The US airline regulator has approved a plan by aircraft manufacturer, Boeing, to redesign the fire-plagued lithium-ion batteries for the 787 Dreamliner, but it has to pass a series of tests before the airliner can return to service.
The Federal Aviation Administration (FAA) approved the plan on Tuesday, which included changes to the internal battery components to avoid overheating.
Boeing's new battery - which it presented to the FAA in February - is designed to minimise the chances of a short
circuit, insulates the cells within the battery better and adds a new containment and venting system to prevent damage even if the battery catches fire.
Flight tests of only two 787s with new battery prototypes have been approved so far by the FAA.

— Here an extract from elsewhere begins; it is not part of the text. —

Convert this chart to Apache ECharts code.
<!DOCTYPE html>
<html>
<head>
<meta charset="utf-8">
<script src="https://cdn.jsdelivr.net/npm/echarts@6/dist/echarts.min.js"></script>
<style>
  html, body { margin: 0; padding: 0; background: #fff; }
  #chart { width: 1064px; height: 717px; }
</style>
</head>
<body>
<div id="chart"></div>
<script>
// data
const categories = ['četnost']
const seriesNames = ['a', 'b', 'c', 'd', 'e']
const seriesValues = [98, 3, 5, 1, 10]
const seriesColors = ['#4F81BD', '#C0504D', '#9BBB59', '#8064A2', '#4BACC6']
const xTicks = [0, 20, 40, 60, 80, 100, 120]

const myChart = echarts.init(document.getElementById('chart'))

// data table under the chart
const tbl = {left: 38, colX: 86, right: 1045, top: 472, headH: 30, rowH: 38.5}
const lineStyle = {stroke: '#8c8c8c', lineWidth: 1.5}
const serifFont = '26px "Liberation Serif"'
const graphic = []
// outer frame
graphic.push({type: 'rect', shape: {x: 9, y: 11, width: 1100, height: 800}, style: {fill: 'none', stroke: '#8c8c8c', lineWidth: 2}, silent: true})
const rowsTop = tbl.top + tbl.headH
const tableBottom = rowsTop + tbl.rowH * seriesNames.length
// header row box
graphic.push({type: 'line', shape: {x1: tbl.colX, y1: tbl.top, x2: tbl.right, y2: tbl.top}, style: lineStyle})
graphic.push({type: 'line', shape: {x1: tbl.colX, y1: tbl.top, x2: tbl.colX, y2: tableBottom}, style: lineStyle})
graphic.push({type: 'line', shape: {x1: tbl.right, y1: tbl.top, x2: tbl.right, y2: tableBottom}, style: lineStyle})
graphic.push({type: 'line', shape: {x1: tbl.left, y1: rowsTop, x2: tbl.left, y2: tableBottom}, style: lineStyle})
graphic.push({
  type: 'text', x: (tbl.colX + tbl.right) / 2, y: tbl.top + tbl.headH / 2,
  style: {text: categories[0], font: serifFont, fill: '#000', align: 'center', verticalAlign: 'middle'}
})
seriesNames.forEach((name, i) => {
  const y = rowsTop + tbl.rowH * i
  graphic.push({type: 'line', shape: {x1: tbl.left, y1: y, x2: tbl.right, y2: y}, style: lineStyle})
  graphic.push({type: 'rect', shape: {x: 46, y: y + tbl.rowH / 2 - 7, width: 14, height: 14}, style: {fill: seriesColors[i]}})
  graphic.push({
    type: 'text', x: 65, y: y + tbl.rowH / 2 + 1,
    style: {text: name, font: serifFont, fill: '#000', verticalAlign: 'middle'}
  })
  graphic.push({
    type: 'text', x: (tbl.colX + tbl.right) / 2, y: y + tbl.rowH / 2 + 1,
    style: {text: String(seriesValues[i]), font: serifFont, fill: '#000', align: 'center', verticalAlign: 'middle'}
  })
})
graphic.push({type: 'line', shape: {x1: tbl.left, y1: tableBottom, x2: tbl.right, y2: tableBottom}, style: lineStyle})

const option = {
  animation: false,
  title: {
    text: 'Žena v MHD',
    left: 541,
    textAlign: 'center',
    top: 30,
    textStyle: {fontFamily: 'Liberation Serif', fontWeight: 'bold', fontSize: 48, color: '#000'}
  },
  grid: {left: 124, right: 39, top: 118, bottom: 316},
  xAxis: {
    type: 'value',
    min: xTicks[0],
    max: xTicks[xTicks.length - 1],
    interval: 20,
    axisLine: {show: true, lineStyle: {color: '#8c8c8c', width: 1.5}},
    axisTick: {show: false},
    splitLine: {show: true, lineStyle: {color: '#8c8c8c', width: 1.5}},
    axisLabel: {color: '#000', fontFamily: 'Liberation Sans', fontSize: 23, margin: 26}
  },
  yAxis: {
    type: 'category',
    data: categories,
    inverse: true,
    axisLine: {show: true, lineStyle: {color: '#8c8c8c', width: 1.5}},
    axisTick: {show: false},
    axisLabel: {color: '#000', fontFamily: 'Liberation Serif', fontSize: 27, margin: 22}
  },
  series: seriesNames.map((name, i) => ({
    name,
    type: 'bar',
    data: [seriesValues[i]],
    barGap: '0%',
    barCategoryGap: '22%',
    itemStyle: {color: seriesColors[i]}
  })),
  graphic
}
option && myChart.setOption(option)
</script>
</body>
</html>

"This comprehensive series of tests will show us whether the proposed battery improvements will work as designed," Ray LaHood, the US transportation secretary, said.

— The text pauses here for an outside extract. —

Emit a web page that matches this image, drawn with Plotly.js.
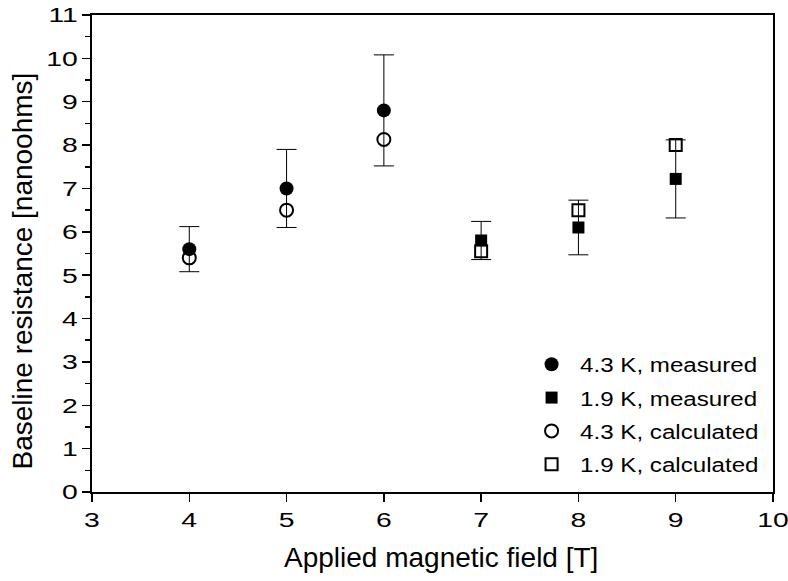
<!DOCTYPE html>
<html>
<head>
<meta charset="utf-8">
<script src="https://cdn.plot.ly/plotly-3.0.1.min.js"></script>
<style>
  html, body { margin: 0; padding: 0; background: #fff; }
  #chart { width: 788px; height: 581px; }
</style>
</head>
<body>
<div id="chart"></div>
<script>
// Applied field [T] for each temperature series
const field43 = [4, 5, 6];
const field19 = [7, 8, 9];

// Baseline resistance [nanoohms]
const measured43 = [5.6, 7.0, 8.8];
const error43 = [0.52, 0.9, 1.28];
const calculated43 = [5.4, 6.5, 8.13];

const measured19 = [5.8, 6.1, 7.22];
const error19 = [0.44, 0.63, 0.9];
const calculated19 = [5.55, 6.5, 8.0];

const xTicks = [3, 4, 5, 6, 7, 8, 9, 10];
const yTicks = [0, 1, 2, 3, 4, 5, 6, 7, 8, 9, 10, 11];

const FONT = 'Liberation Sans, Arial, sans-serif';

const errStyle = (arr) => ({
  type: 'data', array: arr, visible: true,
  color: '#000', thickness: 1, width: 10
});

const traces = [
  {
    x: field43, y: measured43, name: '4.3 K, measured', legendgroup: 'a',
    mode: 'markers', type: 'scatter',
    marker: { symbol: 'circle', size: 14, color: '#000' },
    error_y: errStyle(error43)
  },
  {
    x: field19, y: measured19, name: '1.9 K, measured', legendgroup: 'b',
    mode: 'markers', type: 'scatter',
    marker: { symbol: 'square', size: 12, color: '#000' },
    error_y: errStyle(error19)
  },
  {
    x: field43, y: calculated43, name: '4.3 K, calculated', legendgroup: 'c',
    mode: 'markers', type: 'scatter',
    marker: { symbol: 'circle-open', size: 13, color: '#000', line: { width: 2, color: '#000' } }
  },
  {
    x: field19, y: calculated19, name: '1.9 K, calculated', legendgroup: 'd',
    mode: 'markers', type: 'scatter',
    marker: { symbol: 'square-open', size: 12, color: '#000', line: { width: 2, color: '#000' } }
  }
];

const axisCommon = {
  showgrid: false, zeroline: false,
  showline: true, linecolor: '#000', linewidth: 2, mirror: true,
  ticks: 'outside', ticklen: 8, tickwidth: 1.5, tickcolor: '#000',
  tickfont: { family: FONT, size: 21, color: '#000' }
};

const layout = {
  width: 788, height: 581,
  margin: { l: 92, r: 15, t: 15, b: 89 },
  paper_bgcolor: '#fff', plot_bgcolor: '#fff',
  font: { family: FONT, color: '#000' },
  showlegend: true,
  legend: {
    x: 0.633, y: 0.31, xanchor: 'left', yanchor: 'top',
    bgcolor: 'rgba(0,0,0,0)', borderwidth: 0,
    font: { family: FONT, size: 21, color: '#000' },
    tracegroupgap: 3, traceorder: 'grouped', itemwidth: 47
  },
  xaxis: Object.assign({}, axisCommon, {
    range: [3, 10], tickvals: xTicks, ticktext: xTicks.map(String)
  }),
  yaxis: Object.assign({}, axisCommon, {
    range: [0, 11], tickvals: yTicks, ticktext: yTicks.map(String),
    minor: { ticks: 'outside', dtick: 0.5, ticklen: 5, tickwidth: 1.5, tickcolor: '#000' }
  }),
  annotations: [
    {
      text: 'Applied magnetic field [T]',
      xref: 'paper', yref: 'paper', x: 0.5125, y: -0.138,
      xanchor: 'center', yanchor: 'middle', showarrow: false,
      font: { family: FONT, size: 28, color: '#000' }
    },
    {
      text: 'Baseline resistance [nanoohms]',
      xref: 'paper', yref: 'paper', x: -0.1035, y: 0.4633,
      xanchor: 'center', yanchor: 'middle', textangle: -90, showarrow: false,
      font: { family: FONT, size: 28, color: '#000' }
    }
  ]
};

// Widen text elements along the page's x direction, keeping each anchor fixed.
function widenText(gd, selector, k) {
  gd.querySelectorAll(selector).forEach(el => {
    if (!el.textContent.trim()) return;
    const svg = el.ownerSVGElement;
    const r = el.getBoundingClientRect();
    const anchor = el.getAttribute('text-anchor') || 'start';
    let sx;
    if (anchor === 'middle') sx = (r.left + r.right) / 2;
    else if (anchor === 'end') sx = r.right;
    else sx = r.left;
    const M = el.parentNode.getScreenCTM();
    const S = svg.createSVGMatrix().translate(sx, 0).scaleNonUniform(k, 1).translate(-sx, 0);
    const T = M.inverse().multiply(S).multiply(M);
    const base = el.transform.baseVal.consolidate();
    const N = base ? T.multiply(base.matrix) : T;
    el.setAttribute('transform', `matrix(${N.a},${N.b},${N.c},${N.d},${N.e},${N.f})`);
  });
}

Plotly.newPlot('chart', traces, layout, { staticPlot: true, displayModeBar: false })
  .then(gd => {
    widenText(gd, '.xtick text, .ytick text', 1.35);
    widenText(gd, '.legendtext', 1.15);
    // let the widened legend labels extend past the computed legend box
    gd.querySelectorAll('.legend [clip-path]').forEach(e => e.removeAttribute('clip-path'));
  });
</script>
</body>
</html>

"We won't allow the plane to return to service unless we're satisfied that the new design ensures the safety of the aircraft and its passengers."
The agency also said that the plan is an outline for a recertification of the plane's batteries, which has two identical lithium-ion batteries.
Boeing welcomed the decision.
"Today's approval from the FAA is a critical and welcome milestone toward getting the fleet flying again and continuing to deliver on the promise of the 787," Jim McNerney, Boeing chief executive, said in a statement.
The 787 fleet worldwide has been grounded by the FAA and civil aviation authorities in other countries since January 16, after two battery failures in Boston, US, and Japan.
The 787 is Boeing's newest and most technologically advanced plane. Its grounding marked the first time since 1979 that FAA had ordered every plane of a particular type to stay out of the air for safety reasons.